Task instructions:
Without any pictures, restate the lines from the one containing "Recreate this image" to the one containing "import * as d3 from 'd3';", word for word, ends included.
--- START Materials provided ---
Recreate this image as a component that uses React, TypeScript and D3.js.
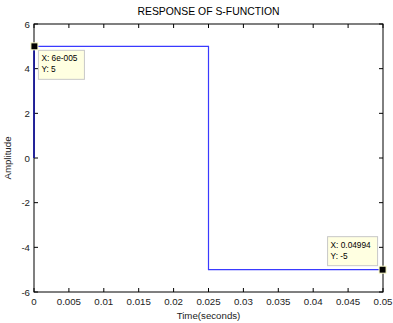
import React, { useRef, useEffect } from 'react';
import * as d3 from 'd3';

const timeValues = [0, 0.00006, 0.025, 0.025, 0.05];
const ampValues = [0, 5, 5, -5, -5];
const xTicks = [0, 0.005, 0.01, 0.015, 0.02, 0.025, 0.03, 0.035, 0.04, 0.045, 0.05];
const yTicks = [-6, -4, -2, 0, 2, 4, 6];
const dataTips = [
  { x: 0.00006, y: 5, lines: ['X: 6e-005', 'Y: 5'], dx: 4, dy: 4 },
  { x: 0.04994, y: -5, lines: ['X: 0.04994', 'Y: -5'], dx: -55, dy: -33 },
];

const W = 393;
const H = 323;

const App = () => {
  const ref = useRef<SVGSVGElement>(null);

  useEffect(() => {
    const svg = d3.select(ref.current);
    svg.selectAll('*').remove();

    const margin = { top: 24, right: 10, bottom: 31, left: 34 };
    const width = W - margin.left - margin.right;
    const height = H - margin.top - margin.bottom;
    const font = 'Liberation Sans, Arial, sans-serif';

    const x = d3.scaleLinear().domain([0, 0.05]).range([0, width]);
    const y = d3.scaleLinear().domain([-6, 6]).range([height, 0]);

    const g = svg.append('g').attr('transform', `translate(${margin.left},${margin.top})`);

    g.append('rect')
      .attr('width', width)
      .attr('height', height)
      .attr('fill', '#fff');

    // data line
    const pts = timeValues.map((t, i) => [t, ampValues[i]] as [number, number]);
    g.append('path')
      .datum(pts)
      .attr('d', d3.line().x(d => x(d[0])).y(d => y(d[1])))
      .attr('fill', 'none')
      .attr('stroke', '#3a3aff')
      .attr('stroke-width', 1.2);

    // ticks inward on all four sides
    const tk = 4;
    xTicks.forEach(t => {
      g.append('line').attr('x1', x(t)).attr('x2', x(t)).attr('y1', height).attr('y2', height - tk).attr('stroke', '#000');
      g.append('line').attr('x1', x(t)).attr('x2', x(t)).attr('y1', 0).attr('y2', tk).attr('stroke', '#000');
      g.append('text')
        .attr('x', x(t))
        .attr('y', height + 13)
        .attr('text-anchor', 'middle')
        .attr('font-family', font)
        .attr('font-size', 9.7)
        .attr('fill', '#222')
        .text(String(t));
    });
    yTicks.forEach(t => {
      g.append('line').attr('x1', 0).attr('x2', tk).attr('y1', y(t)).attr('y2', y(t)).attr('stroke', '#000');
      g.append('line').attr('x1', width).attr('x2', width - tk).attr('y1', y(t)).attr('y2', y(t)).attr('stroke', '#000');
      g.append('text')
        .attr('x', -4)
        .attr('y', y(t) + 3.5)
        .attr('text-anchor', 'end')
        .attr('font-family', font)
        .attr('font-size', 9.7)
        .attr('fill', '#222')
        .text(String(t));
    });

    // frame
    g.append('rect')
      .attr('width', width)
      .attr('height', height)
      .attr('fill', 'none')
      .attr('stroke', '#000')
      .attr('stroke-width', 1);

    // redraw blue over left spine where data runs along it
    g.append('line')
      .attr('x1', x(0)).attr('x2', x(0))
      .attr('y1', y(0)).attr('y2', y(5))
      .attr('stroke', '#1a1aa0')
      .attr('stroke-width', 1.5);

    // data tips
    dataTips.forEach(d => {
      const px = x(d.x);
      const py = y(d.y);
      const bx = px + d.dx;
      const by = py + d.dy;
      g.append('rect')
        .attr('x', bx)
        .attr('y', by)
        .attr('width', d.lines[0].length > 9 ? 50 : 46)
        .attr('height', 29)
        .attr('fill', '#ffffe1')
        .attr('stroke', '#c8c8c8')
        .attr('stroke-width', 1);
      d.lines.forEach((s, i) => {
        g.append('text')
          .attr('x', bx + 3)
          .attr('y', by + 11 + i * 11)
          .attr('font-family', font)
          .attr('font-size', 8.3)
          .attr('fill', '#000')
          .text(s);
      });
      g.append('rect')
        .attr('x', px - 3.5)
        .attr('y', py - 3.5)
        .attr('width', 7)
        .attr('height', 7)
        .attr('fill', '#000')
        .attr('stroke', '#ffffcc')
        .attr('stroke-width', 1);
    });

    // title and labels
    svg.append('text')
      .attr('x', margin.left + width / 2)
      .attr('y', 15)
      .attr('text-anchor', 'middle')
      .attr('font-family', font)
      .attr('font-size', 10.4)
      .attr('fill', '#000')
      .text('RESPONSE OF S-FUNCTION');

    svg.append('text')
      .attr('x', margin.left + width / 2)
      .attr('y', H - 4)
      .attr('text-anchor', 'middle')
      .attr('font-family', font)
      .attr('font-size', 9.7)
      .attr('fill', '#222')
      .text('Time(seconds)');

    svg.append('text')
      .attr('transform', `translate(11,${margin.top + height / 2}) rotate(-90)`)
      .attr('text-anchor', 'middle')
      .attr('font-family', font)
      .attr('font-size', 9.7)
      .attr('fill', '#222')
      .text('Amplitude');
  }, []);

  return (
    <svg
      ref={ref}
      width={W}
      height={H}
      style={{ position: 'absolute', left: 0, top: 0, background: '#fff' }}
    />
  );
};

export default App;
--- END Materials provided ---
--- START Materials provided ---
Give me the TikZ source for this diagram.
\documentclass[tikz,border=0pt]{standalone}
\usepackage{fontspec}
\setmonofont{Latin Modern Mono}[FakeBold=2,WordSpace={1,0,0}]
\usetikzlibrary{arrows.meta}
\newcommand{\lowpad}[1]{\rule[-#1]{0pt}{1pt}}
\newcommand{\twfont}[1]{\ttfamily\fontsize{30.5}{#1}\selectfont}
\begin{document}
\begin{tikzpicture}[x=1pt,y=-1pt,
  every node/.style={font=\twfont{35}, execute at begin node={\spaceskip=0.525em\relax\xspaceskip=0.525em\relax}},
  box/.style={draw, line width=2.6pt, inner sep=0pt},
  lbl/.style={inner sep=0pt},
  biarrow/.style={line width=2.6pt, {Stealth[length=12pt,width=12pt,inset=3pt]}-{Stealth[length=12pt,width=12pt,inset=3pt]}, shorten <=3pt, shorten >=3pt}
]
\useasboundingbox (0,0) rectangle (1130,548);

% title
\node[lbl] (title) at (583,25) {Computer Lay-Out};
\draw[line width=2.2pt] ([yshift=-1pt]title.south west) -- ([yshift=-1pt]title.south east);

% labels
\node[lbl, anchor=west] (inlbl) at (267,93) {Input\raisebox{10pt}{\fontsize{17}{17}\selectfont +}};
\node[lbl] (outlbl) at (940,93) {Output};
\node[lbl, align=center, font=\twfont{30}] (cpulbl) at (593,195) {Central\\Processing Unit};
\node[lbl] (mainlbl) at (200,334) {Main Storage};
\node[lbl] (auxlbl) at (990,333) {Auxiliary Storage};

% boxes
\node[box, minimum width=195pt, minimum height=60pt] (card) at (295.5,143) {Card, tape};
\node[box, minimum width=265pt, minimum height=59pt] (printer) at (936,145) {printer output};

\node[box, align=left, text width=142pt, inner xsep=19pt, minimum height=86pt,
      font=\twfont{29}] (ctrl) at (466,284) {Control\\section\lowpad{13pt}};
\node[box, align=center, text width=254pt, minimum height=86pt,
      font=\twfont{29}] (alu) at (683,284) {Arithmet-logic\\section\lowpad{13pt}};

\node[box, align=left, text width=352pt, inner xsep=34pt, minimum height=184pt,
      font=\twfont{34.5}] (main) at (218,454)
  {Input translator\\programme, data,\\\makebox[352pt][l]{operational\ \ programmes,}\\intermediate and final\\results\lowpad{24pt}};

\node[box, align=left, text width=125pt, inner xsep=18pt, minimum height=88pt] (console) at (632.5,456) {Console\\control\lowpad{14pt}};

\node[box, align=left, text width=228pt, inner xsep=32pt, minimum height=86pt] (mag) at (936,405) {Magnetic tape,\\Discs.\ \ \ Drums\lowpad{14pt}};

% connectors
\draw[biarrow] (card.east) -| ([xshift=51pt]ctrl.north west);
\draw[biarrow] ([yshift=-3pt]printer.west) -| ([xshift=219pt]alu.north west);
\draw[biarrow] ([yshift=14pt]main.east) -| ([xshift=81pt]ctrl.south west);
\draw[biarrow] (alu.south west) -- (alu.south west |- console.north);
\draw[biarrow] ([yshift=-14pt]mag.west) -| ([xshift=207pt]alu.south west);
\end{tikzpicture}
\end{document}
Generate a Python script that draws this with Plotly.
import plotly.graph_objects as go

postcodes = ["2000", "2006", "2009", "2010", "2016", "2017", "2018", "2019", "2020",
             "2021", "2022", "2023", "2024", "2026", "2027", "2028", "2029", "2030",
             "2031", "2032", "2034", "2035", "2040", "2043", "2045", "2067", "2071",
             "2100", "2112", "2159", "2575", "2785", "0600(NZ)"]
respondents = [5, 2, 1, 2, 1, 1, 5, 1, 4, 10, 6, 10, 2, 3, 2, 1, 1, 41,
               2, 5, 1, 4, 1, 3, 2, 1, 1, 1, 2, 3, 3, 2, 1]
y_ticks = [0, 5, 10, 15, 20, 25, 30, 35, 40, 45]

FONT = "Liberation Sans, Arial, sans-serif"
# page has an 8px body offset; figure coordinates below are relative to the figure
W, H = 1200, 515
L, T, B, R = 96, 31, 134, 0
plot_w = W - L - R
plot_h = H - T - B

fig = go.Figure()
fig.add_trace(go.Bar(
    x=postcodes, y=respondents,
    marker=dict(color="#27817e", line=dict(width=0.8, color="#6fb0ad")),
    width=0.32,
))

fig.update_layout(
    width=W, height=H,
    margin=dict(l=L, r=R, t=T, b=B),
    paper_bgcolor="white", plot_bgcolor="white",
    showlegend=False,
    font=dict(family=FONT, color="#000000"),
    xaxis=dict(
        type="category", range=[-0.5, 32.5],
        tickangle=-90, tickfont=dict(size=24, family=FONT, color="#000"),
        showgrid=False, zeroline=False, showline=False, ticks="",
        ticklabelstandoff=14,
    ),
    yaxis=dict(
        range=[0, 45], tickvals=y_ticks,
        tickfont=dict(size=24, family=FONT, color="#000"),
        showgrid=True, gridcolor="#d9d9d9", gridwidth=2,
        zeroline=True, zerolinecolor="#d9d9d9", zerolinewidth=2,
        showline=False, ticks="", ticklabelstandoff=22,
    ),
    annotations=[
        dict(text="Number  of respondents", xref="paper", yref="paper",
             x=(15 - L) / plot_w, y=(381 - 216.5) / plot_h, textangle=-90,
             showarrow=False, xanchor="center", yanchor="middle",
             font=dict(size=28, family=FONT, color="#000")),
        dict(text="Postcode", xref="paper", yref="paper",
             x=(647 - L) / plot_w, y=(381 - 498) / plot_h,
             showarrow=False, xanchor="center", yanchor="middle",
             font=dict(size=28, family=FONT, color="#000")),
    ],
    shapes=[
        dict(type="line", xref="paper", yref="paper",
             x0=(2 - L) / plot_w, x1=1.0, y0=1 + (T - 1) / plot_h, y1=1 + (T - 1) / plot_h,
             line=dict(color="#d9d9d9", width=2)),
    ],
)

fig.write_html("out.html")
--- END Materials provided ---
--- START Materials provided ---
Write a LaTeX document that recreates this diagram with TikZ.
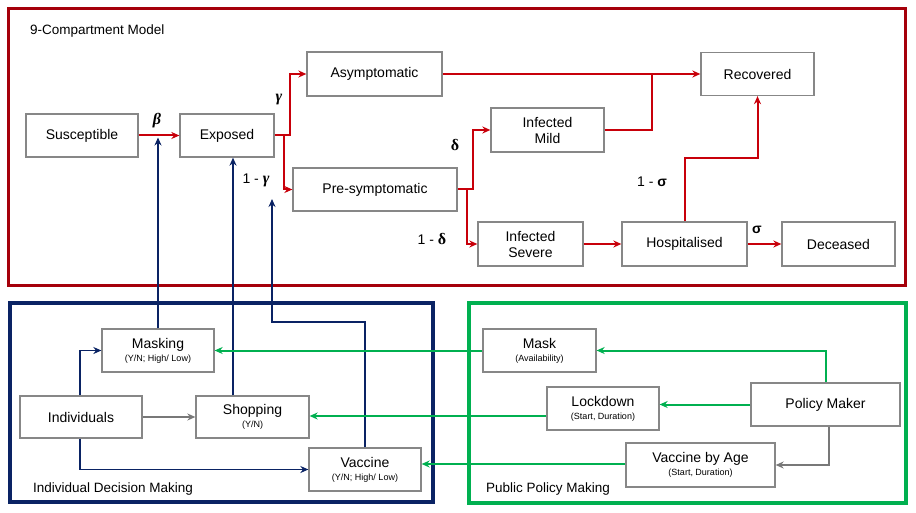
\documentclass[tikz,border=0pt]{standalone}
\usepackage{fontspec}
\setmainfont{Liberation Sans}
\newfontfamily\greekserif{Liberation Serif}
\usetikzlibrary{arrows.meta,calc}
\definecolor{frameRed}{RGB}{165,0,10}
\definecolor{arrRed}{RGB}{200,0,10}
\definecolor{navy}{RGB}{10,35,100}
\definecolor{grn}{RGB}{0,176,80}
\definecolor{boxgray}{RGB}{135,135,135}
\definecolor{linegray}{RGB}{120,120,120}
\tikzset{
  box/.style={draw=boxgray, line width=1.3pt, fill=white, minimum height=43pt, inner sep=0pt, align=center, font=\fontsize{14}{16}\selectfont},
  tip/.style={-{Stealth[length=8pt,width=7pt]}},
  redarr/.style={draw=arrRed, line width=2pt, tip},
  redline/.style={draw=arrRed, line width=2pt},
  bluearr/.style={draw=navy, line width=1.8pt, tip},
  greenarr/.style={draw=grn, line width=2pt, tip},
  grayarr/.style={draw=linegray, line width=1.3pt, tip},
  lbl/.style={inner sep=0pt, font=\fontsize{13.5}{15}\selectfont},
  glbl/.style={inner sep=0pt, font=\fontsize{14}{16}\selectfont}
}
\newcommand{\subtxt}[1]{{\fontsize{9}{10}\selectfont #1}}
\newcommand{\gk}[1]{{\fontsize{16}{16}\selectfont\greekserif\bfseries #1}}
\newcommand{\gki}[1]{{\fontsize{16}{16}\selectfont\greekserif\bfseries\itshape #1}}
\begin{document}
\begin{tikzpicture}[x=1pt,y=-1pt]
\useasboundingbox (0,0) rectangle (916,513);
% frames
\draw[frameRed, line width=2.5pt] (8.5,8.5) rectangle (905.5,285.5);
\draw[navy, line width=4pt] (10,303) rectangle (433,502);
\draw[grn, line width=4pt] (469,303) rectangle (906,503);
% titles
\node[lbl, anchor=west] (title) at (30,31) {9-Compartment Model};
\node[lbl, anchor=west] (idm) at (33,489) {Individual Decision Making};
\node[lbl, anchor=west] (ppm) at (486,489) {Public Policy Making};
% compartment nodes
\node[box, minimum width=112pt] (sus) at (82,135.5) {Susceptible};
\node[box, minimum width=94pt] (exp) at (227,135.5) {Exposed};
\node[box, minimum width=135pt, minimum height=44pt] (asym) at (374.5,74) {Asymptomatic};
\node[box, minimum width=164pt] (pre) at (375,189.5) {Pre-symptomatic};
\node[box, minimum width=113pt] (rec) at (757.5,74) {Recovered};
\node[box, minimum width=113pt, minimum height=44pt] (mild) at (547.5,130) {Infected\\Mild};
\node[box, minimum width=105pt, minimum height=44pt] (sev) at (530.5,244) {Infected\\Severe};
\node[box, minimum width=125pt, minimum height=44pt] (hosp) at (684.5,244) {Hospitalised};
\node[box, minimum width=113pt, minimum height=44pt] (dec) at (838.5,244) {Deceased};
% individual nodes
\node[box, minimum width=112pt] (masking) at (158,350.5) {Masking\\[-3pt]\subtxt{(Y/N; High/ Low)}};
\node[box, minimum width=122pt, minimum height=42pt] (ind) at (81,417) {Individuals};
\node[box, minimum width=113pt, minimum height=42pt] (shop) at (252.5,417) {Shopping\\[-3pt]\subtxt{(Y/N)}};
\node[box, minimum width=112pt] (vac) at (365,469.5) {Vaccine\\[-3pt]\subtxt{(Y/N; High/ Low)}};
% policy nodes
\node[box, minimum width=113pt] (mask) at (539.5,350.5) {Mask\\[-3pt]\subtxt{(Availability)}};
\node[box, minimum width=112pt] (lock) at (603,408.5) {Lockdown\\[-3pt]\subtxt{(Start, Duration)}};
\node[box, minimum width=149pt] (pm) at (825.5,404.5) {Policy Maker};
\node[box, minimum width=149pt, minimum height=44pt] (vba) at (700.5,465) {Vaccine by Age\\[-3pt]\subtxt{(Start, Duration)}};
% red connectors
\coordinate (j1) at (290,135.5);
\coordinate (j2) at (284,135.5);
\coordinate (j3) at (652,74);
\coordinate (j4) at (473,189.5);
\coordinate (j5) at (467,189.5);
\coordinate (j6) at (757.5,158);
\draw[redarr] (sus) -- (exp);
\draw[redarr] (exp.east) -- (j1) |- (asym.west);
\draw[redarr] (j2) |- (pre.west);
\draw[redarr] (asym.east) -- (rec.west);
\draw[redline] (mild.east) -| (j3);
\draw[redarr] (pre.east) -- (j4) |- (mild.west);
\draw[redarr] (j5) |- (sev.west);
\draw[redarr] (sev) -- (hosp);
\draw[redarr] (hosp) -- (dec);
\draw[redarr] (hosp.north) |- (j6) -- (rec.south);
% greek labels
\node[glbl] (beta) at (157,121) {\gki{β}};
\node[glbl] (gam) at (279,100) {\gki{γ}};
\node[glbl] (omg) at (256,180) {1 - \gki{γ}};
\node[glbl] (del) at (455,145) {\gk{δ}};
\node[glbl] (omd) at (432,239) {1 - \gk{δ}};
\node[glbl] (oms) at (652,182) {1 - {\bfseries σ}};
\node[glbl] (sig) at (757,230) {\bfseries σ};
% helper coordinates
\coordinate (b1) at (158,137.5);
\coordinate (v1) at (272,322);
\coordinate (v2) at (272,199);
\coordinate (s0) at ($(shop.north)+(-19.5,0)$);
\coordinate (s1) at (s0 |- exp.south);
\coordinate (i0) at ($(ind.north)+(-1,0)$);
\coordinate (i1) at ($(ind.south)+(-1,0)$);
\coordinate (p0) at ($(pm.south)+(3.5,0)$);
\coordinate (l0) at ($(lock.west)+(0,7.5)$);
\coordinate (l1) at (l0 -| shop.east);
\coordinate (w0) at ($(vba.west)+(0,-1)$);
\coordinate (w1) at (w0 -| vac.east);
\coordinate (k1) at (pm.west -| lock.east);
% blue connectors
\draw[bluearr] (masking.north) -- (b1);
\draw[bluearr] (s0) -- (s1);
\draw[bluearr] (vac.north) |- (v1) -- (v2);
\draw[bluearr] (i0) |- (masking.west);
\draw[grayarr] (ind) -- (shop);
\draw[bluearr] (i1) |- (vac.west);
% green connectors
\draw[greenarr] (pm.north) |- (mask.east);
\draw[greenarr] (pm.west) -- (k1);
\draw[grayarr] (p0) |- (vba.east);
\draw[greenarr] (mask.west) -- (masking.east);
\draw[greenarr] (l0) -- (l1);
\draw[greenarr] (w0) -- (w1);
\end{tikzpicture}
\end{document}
--- END Materials provided ---
Written response:
Recreate this image as a component that uses React, TypeScript and D3.js.
import React, { useRef, useEffect } from 'react';
import * as d3 from 'd3';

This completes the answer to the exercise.